Some rebels are taking part in peace talks, but the SLA is not
Sudanese soldiers have been fighting with rebels in the Darfur region in recent days, the army has confirmed.
The clashes, in Korma in northern Darfur, were the first major battles since a UN commander said last month that the region was no longer at war.
The joint African Union-United Nations force Unamid is investigating.
Sudanese officials say 10,000 people have died since the conflict broke out in 2003. The UN says 300,000 have died and 2.7 million have been displaced.
From 2003 to 2005, when the conflict was at its height, aid agencies labelled the situation in Darfur as the world's worst humanitarian crisis.
A faction of the main rebel group, the Sudan Liberation Army (SLA), said the latest clashes broke out on Thursday and continued into Friday.
The group said 20 civilians were killed during the fighting.
In a statement, the Sudanese military confirmed the clashes but said nothing about casualties.
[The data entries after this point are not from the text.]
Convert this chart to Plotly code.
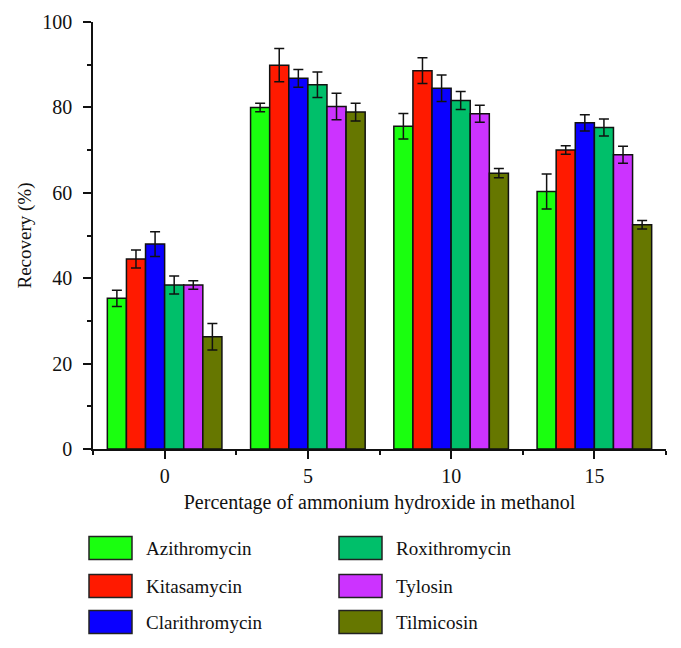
import plotly.graph_objects as go

# percentage of ammonium hydroxide in methanol
pct = [0, 5, 10, 15]

names = ['Azithromycin', 'Kitasamycin', 'Clarithromycin',
         'Roxithromycin', 'Tylosin', 'Tilmicosin']
colors = ['#1AFF0F', '#FF1A00', '#0A00FF', '#00BF6A', '#CC33FF', '#667700']

# recovery (%) and error for each compound at 0, 5, 10, 15 %
azithromycin = [35.3, 80.0, 75.6, 60.3]
azithromycin_err = [1.9, 1.0, 3.0, 4.1]
kitasamycin = [44.5, 89.9, 88.6, 70.0]
kitasamycin_err = [2.1, 3.9, 3.0, 1.0]
clarithromycin = [48.0, 86.8, 84.5, 76.4]
clarithromycin_err = [2.9, 2.1, 3.1, 1.9]
roxithromycin = [38.4, 85.3, 81.6, 75.3]
roxithromycin_err = [2.1, 3.0, 2.1, 2.0]
tylosin = [38.4, 80.2, 78.5, 68.9]
tylosin_err = [1.0, 3.1, 2.0, 2.0]
tilmicosin = [26.3, 78.9, 64.6, 52.5]
tilmicosin_err = [3.1, 2.1, 1.1, 1.0]

values = [azithromycin, kitasamycin, clarithromycin, roxithromycin, tylosin, tilmicosin]
errors = [azithromycin_err, kitasamycin_err, clarithromycin_err,
          roxithromycin_err, tylosin_err, tilmicosin_err]

# page has an 8px body margin, so shift everything up/left by 8
OFF = 8
W, H = 681, 648
L, R, T, B = 93 - OFF, 15 + OFF, 22 - OFF, 199 + OFF
FONT = 'Liberation Serif'

fig = go.Figure()
for n, c, v, e in zip(names, colors, values, errors):
    fig.add_trace(go.Bar(x=pct, y=v, name=n, marker_color=c,
                         marker_line=dict(color='#111', width=1.5),
                         error_y=dict(type='data', array=e, color='#111',
                                      thickness=1.5, width=5),
                         showlegend=False))

# hand-made legend (big swatches, two columns), positions in screen pixels
pw, ph = W - L - R, H - T - B
def px(x): return (x - OFF - L) / pw
def py(y): return (H - B - (y - OFF)) / ph

shapes, annots = [], []
rows = [548, 586, 622]
cols = [(89, 144), (339, 394)]
for i, (n, c) in enumerate(zip(names, colors)):
    sx, tx = cols[i // 3]
    cy = rows[i % 3]
    shapes.append(dict(type='rect', xref='paper', yref='paper',
                       x0=px(sx), x1=px(sx + 43), y0=py(cy + 11.5), y1=py(cy - 11.5),
                       fillcolor=c, line=dict(color='#222', width=1.5)))
    annots.append(dict(xref='paper', yref='paper', x=px(tx), y=py(cy),
                       text=n, showarrow=False, xanchor='left', yanchor='middle',
                       font=dict(family=FONT, size=19, color='#111')))

fig.update_layout(
    width=W, height=H,
    margin=dict(l=L, r=R, t=T, b=B, autoexpand=False),
    plot_bgcolor='white', paper_bgcolor='white',
    barmode='group', bargap=0.2, bargroupgap=0,
    font=dict(family=FONT, size=20, color='#111'),
    shapes=shapes, annotations=annots,
)
fig.update_xaxes(range=[-2.5, 17.5], tickvals=pct, showline=True, linecolor='#111',
                 linewidth=1.5, ticks='outside', ticklen=8, tickwidth=1.5, tickcolor='#111',
                 minor=dict(dtick=2.5, tick0=-2.5, ticks='outside', ticklen=4,
                            tickwidth=1.5, tickcolor='#111'),
                 showgrid=False, zeroline=False, ticklabelstandoff=0, automargin=False,
                 title=dict(text='Percentage of ammonium hydroxide in methanol',
                            standoff=9, font=dict(size=20)))
fig.update_yaxes(range=[0, 100], dtick=20, showline=True, linecolor='#111',
                 linewidth=1.5, ticks='outside', ticklen=8, tickwidth=1.5, tickcolor='#111',
                 minor=dict(dtick=10, ticks='outside', ticklen=4,
                            tickwidth=1.5, tickcolor='#111'),
                 showgrid=False, zeroline=False, ticklabelstandoff=7, automargin=False,
                 title=dict(text='Recovery (%)', standoff=6, font=dict(size=19)))

fig.write_html('out.html')
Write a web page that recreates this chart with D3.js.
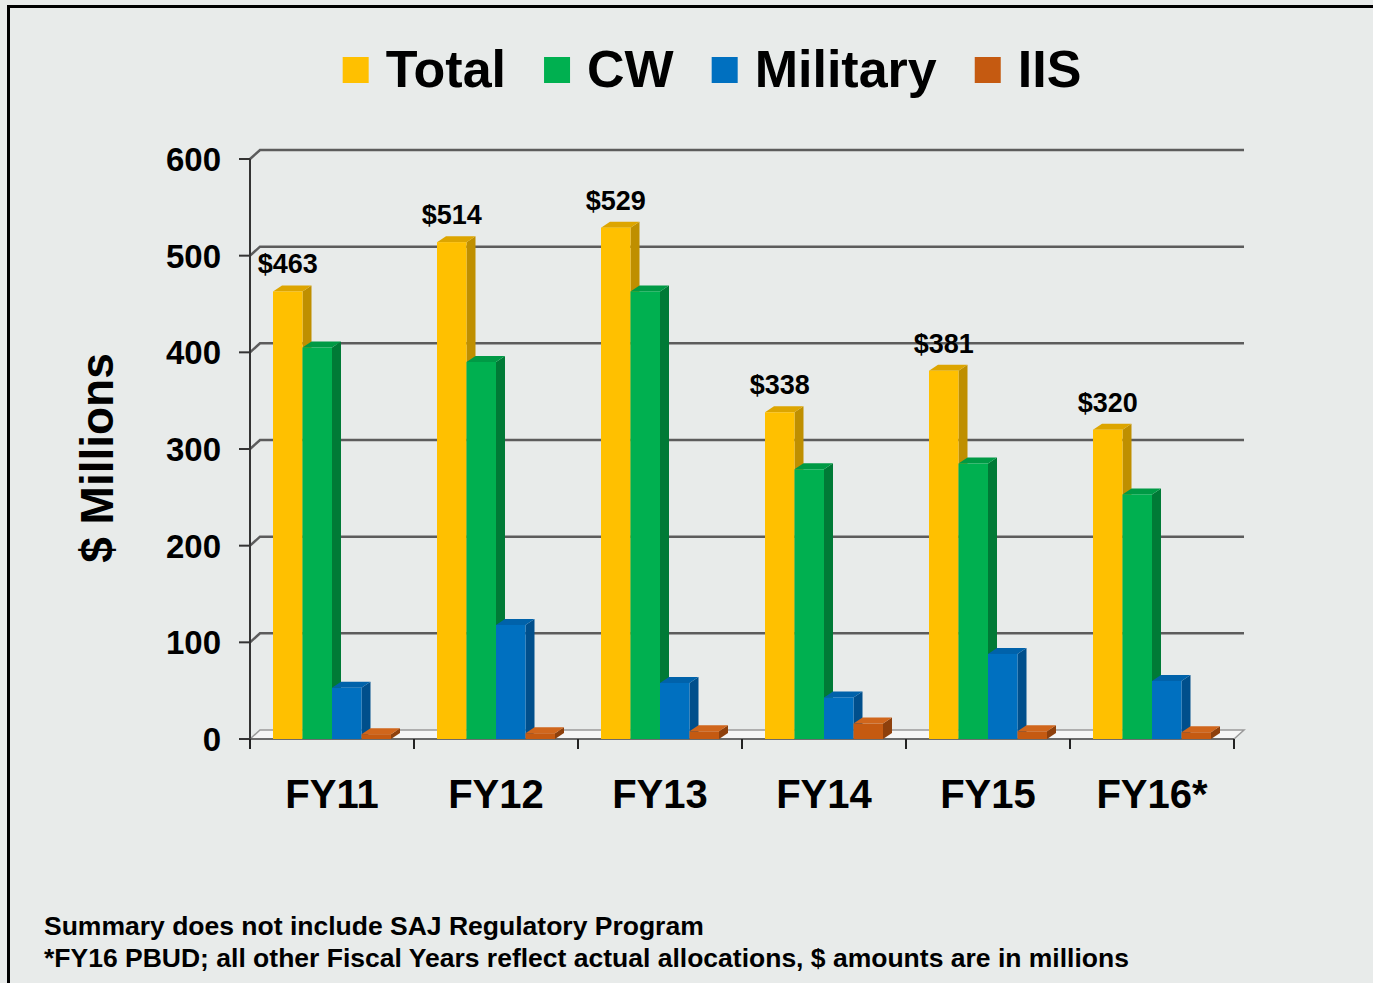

The statement said only that government forces had "purged the areas of the remnants" of the SLA.
None of the claims have yet been independently verified.
Unamid said it was planning to send an investigation team to the area.
"We are waiting to sent an urgent mission there to verify and assess the security and humanitarian situation," said spokesman Nourredine Mezni.
The clashes are the first of any note since Unamid's outgoing military commander Gen Martin Agwai said the war in Darfur was effectively over.
The Nigerian officer characterised the violence in Sudan's Western province as closer to criminality than an outright war.
Next month peace talks on Darfur will continue in the Qatari capital Doha.
But the BBC's James Copnall in Sudan says Abdel Wahid Mohamed el-Nur, leader of the SLA faction involved in the recent clashes, has made it clear he is very unlikely to attend.
On Sunday President Omar al-Bashir appealed to all the armed movements in Darfur to join the talks.
He called on "the remaining sons of Darfur who took up arms against the government" to stop fighting and join the peace process.
The war broke out in the arid and impoverished region early in 2003 when rebel groups attacked government targets, accusing Khartoum of oppressing black Africans in favour of Arabs.
Pro-government militiamen hit back with brutal force, which the US and some rights groups have labelled genocide.
Khartoum denies supporting the militias, but the international court in The Hague issued an arrest warrant earlier this year for Mr Bashir, accusing him of war crimes.